- TASK BRIEF: Write out the material again exactly, please, and omit the pictures.

- DATA SECTION:
•••••

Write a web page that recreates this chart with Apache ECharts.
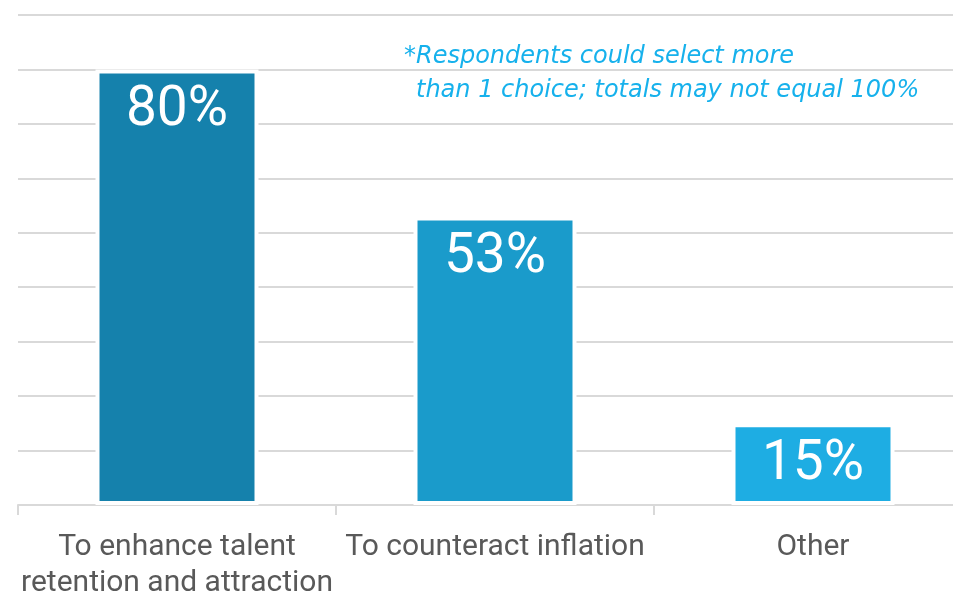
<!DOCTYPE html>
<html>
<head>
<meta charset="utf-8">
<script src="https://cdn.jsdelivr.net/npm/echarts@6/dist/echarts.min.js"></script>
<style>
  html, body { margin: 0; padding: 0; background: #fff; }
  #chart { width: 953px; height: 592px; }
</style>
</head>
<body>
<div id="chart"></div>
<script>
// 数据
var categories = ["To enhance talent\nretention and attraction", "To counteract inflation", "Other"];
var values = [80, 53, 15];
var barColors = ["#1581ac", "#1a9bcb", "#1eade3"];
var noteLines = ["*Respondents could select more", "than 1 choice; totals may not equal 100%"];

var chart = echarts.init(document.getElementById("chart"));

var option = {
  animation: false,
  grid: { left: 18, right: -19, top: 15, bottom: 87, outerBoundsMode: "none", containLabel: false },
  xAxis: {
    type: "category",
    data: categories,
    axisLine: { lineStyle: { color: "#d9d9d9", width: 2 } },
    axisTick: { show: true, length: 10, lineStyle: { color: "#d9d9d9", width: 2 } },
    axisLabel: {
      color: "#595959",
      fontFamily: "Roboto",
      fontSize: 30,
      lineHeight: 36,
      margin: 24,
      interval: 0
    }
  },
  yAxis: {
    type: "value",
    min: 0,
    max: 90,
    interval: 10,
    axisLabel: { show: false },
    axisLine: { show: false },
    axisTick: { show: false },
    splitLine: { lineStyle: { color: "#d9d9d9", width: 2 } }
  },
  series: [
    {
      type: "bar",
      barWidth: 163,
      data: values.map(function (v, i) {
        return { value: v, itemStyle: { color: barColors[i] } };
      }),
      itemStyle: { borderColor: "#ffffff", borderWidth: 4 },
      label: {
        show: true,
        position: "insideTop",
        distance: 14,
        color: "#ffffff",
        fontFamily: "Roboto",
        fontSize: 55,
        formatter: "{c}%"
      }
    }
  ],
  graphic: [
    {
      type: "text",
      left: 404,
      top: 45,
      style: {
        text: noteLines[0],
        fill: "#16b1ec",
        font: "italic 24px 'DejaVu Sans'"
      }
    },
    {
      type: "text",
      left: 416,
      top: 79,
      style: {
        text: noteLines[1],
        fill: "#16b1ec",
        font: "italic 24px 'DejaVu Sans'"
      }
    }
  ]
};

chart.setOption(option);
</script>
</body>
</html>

•••••

- FULL RESPONSE:
Write a web page that recreates this chart with Apache ECharts.
<!DOCTYPE html>
<html>
<head>
<meta charset="utf-8">
<script src="https://cdn.jsdelivr.net/npm/echarts@6/dist/echarts.min.js"></script>
<style>
  html, body { margin: 0; padding: 0; background: #fff; }
  #chart { width: 953px; height: 592px; }
</style>
</head>
<body>
<div id="chart"></div>
<script>
// 数据
var categories = ["To enhance talent\nretention and attraction", "To counteract inflation", "Other"];
var values = [80, 53, 15];
var barColors = ["#1581ac", "#1a9bcb", "#1eade3"];
var noteLines = ["*Respondents could select more", "than 1 choice; totals may not equal 100%"];

var chart = echarts.init(document.getElementById("chart"));

var option = {
  animation: false,
  grid: { left: 18, right: -19, top: 15, bottom: 87, outerBoundsMode: "none", containLabel: false },
  xAxis: {
    type: "category",
    data: categories,
    axisLine: { lineStyle: { color: "#d9d9d9", width: 2 } },
    axisTick: { show: true, length: 10, lineStyle: { color: "#d9d9d9", width: 2 } },
    axisLabel: {
      color: "#595959",
      fontFamily: "Roboto",
      fontSize: 30,
      lineHeight: 36,
      margin: 24,
      interval: 0
    }
  },
  yAxis: {
    type: "value",
    min: 0,
    max: 90,
    interval: 10,
    axisLabel: { show: false },
    axisLine: { show: false },
    axisTick: { show: false },
    splitLine: { lineStyle: { color: "#d9d9d9", width: 2 } }
  },
  series: [
    {
      type: "bar",
      barWidth: 163,
      data: values.map(function (v, i) {
        return { value: v, itemStyle: { color: barColors[i] } };
      }),
      itemStyle: { borderColor: "#ffffff", borderWidth: 4 },
      label: {
        show: true,
        position: "insideTop",
        distance: 14,
        color: "#ffffff",
        fontFamily: "Roboto",
        fontSize: 55,
        formatter: "{c}%"
      }
    }
  ],
  graphic: [
    {
      type: "text",
      left: 404,
      top: 45,
      style: {
        text: noteLines[0],
        fill: "#16b1ec",
        font: "italic 24px 'DejaVu Sans'"
      }
    },
    {
      type: "text",
      left: 416,
      top: 79,
      style: {
        text: noteLines[1],
        fill: "#16b1ec",
        font: "italic 24px 'DejaVu Sans'"
      }
    }
  ]
};

chart.setOption(option);
</script>
</body>
</html>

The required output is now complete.